The Bio-Imaging Research Center had its grand opening Tuesday and conducted tours of the building. This cap is one of the brain imaging devices on display.
BIRC enhances medical research
Schizophrenia, muscles researched
By: ALEXIS GARROBO
Posted: 1/24/07
University researchers and graduate students now have the tools available in one facility to gather more information about the brain and what affects it.
The Bio-Imaging Research Center in the Paul D. Coverdell building hosted its grand opening Tuesday.
The research center, which began operating in November, integrates technology only one or two other facilities in the Southeast have under one roof, said Stephen Miller, director of BIRC.
"It will give a more advanced kind of imaging" with exquisite picture and detail that was not previously available to researchers at the University, said Miller.
"It's an incredible gift here at the University," he said.
University President Michael Adams, in his dedication remarks, said, "This is really a part of the plan that I had to make us a fuller player in biomedicine and research, to develop a higher and higher profile."
"I have no doubt that we'll point to BIRC as one of the places for insight to how to improve health in Georgia," he said.
The center only, housing two offices, is designed as an interdisciplinary research center where varied research can be done simultaneously.
Researchers from Franklin College of Arts and Sciences, the College of Education and the School of Veterinary Medicine, among others, are using the south campus facility for research.
The center of the facility is the new Magnetic Resonance Imaging machine, which creates images of tissue, muscles, bones and the processes within the body. The three-tesla magnet used in the MRI is twice as powerful as those normally used in medical facilities and gives a more distinct and detailed image.
Researchers can view magnetic fields that result from visual, audio or other stimuli with the Magnetoencephalography technology.
Electrical activity is measured using a swim cap-like net placed over the head, the Electroencephalography machine, to show where certain processes, such as hallucinations, occur in the brain.
The data from these machines then can be compiled to show where, how and what occurs in the brain and body.
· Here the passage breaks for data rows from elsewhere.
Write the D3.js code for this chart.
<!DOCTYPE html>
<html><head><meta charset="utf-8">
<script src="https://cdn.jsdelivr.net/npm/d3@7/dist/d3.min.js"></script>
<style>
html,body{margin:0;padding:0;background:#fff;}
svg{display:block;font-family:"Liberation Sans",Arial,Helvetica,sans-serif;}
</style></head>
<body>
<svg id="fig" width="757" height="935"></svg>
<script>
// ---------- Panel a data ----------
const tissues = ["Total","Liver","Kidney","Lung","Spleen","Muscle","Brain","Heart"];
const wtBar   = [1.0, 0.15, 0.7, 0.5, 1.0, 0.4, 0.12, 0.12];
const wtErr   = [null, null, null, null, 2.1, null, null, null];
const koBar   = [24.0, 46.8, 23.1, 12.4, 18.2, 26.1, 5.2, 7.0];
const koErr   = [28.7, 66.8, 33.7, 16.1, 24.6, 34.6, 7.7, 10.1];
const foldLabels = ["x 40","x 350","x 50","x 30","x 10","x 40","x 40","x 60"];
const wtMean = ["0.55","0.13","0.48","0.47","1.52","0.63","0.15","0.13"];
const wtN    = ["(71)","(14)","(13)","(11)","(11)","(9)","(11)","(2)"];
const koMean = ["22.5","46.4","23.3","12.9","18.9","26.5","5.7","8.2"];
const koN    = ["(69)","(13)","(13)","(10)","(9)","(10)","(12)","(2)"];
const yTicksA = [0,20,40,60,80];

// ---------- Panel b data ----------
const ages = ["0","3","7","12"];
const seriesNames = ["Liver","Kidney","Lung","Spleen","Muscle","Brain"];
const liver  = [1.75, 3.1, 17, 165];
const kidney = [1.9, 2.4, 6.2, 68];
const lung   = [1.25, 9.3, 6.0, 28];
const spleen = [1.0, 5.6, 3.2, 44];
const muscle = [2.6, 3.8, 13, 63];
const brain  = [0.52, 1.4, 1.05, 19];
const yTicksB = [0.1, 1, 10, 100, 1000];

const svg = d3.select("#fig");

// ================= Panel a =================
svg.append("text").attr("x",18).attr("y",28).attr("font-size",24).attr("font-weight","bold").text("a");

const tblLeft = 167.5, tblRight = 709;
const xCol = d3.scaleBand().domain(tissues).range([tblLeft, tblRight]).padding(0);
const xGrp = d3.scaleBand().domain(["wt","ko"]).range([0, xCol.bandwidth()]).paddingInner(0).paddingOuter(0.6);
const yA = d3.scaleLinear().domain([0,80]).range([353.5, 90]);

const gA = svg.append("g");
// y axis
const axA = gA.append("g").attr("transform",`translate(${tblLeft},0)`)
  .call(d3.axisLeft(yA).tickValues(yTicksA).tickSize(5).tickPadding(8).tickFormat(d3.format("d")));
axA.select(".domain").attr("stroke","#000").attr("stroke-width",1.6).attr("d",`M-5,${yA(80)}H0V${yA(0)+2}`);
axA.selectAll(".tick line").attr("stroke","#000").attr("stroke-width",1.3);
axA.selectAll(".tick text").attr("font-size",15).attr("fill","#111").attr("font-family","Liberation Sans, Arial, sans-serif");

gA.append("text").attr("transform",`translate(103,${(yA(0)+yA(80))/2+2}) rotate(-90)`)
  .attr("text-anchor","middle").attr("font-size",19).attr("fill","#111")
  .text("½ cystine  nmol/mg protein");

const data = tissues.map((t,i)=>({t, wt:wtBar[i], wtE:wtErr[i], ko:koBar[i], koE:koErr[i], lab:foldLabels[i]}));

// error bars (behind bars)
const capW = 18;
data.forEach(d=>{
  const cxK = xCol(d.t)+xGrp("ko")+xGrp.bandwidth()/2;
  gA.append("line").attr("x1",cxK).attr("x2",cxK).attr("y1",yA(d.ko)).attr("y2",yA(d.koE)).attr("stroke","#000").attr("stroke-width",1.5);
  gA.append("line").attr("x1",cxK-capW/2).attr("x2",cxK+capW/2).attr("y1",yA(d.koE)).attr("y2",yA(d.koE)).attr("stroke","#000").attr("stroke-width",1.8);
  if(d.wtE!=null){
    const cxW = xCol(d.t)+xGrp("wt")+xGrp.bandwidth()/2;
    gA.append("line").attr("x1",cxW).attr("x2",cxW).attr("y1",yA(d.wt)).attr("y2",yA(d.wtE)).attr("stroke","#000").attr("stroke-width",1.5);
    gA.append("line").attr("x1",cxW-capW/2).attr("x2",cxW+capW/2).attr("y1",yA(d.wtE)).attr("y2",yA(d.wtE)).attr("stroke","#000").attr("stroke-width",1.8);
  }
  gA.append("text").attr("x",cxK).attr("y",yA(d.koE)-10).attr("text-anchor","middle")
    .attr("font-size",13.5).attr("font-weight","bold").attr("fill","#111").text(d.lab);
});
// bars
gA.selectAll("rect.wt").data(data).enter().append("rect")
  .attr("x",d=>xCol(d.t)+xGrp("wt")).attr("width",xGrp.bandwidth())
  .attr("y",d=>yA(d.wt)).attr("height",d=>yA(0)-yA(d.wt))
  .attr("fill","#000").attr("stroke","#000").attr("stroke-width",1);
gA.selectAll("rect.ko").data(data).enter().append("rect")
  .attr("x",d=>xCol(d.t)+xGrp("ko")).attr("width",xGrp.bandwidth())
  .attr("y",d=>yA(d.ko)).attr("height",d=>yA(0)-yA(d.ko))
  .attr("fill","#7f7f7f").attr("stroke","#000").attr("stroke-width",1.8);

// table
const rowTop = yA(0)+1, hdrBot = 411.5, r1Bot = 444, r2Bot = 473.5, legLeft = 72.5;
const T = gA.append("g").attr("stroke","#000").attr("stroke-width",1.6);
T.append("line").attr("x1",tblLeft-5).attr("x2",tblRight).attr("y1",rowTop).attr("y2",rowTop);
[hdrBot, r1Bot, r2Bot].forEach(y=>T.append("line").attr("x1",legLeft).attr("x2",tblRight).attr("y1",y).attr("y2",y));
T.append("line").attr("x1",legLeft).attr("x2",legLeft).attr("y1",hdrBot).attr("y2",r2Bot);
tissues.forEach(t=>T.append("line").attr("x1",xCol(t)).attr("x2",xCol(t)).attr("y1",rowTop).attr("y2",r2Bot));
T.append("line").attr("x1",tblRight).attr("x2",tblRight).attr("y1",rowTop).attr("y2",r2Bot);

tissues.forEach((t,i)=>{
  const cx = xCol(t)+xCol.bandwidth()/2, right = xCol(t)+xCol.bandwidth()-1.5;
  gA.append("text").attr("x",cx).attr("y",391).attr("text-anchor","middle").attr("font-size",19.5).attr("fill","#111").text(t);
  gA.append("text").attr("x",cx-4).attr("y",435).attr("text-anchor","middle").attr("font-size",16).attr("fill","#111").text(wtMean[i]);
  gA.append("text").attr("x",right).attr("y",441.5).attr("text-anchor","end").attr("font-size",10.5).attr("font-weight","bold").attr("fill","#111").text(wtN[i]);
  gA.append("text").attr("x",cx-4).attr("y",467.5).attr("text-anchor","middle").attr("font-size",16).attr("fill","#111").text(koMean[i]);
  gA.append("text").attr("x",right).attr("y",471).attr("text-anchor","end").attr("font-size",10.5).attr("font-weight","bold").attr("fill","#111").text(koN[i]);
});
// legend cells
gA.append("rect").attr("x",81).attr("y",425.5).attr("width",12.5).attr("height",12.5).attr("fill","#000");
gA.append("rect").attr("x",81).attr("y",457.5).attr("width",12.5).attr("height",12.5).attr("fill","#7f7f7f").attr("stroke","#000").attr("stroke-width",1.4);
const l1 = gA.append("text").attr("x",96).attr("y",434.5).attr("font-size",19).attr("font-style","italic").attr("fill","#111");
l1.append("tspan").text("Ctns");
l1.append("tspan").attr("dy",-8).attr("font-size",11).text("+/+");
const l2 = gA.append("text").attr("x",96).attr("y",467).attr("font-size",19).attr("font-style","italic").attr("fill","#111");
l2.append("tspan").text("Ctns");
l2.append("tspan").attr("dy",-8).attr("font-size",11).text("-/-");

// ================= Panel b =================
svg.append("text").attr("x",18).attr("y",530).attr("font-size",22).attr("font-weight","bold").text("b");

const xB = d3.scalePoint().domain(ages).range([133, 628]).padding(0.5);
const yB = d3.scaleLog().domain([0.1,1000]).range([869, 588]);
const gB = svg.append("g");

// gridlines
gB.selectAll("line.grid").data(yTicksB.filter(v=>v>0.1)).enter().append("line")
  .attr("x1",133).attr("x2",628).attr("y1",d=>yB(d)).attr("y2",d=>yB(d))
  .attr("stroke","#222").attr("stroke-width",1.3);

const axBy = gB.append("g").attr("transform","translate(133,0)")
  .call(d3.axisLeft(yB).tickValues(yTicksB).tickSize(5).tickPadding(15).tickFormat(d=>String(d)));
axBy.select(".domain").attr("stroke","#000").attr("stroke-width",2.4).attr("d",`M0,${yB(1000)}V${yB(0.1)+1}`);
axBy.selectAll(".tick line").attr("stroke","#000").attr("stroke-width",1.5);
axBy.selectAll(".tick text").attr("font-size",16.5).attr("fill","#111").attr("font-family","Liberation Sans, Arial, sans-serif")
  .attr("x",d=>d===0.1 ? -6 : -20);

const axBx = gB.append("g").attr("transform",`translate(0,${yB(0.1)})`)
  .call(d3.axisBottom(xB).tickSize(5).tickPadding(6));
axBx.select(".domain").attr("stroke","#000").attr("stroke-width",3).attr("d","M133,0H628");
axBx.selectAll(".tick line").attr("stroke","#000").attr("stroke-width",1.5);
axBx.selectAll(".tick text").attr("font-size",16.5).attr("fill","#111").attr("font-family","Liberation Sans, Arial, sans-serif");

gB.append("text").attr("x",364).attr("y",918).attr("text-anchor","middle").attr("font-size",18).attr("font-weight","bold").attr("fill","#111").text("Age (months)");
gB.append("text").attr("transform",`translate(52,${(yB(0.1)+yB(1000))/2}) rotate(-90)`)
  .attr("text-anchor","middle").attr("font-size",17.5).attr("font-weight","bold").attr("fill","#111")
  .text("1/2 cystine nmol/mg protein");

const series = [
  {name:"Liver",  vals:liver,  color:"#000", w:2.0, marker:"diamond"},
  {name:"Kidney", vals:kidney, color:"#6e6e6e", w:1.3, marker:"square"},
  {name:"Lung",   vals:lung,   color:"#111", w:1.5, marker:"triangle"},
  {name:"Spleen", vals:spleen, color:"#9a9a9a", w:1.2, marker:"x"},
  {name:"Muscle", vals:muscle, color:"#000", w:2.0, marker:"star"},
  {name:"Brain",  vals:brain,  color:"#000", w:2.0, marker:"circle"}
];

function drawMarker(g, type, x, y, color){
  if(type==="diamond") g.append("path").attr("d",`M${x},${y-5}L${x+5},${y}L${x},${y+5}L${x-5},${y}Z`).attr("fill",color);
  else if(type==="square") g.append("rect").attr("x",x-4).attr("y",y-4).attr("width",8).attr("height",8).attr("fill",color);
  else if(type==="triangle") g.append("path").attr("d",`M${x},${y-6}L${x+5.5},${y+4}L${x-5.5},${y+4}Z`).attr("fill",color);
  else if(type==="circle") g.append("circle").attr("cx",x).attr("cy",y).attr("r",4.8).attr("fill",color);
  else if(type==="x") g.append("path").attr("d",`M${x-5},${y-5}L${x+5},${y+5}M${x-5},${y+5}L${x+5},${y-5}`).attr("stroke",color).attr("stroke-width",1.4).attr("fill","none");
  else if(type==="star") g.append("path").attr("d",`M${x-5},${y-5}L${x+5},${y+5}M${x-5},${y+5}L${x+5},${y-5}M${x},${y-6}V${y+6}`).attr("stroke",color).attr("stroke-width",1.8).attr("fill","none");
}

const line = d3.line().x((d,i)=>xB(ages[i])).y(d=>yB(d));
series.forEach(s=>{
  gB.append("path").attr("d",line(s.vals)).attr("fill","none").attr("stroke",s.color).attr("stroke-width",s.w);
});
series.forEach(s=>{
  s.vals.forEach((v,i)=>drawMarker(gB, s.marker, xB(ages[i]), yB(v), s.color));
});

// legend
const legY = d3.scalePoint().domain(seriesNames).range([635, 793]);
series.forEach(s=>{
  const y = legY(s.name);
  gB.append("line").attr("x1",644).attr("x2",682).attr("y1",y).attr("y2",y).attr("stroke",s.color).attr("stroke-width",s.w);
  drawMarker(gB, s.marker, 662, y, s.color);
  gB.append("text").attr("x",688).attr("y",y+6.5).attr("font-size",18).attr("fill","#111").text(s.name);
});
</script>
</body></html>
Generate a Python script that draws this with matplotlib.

The technology offers information in real time, giving researchers information about exactly where and what is happening as a process occurs.
"This facility offers a most comprehensive look at the brain," said David Lee, vice president of research.
Current research at the center includes studies on muscle activity in healthy, young adults, obesity, schizophrenia and a wide variety of health issues.
The research center also is a learning environment for many graduate students.
There are computer labs for students to analyze the data, learn how to use the equipment and it contains a MRI simulator to prepare for the $2.3 million genuine article down the hall.
Graduate student Anne Gao, from Beijing, China said she has enjoyed her work at the center.
"Being involved has helped me understand the 'living brain' better," Gao said.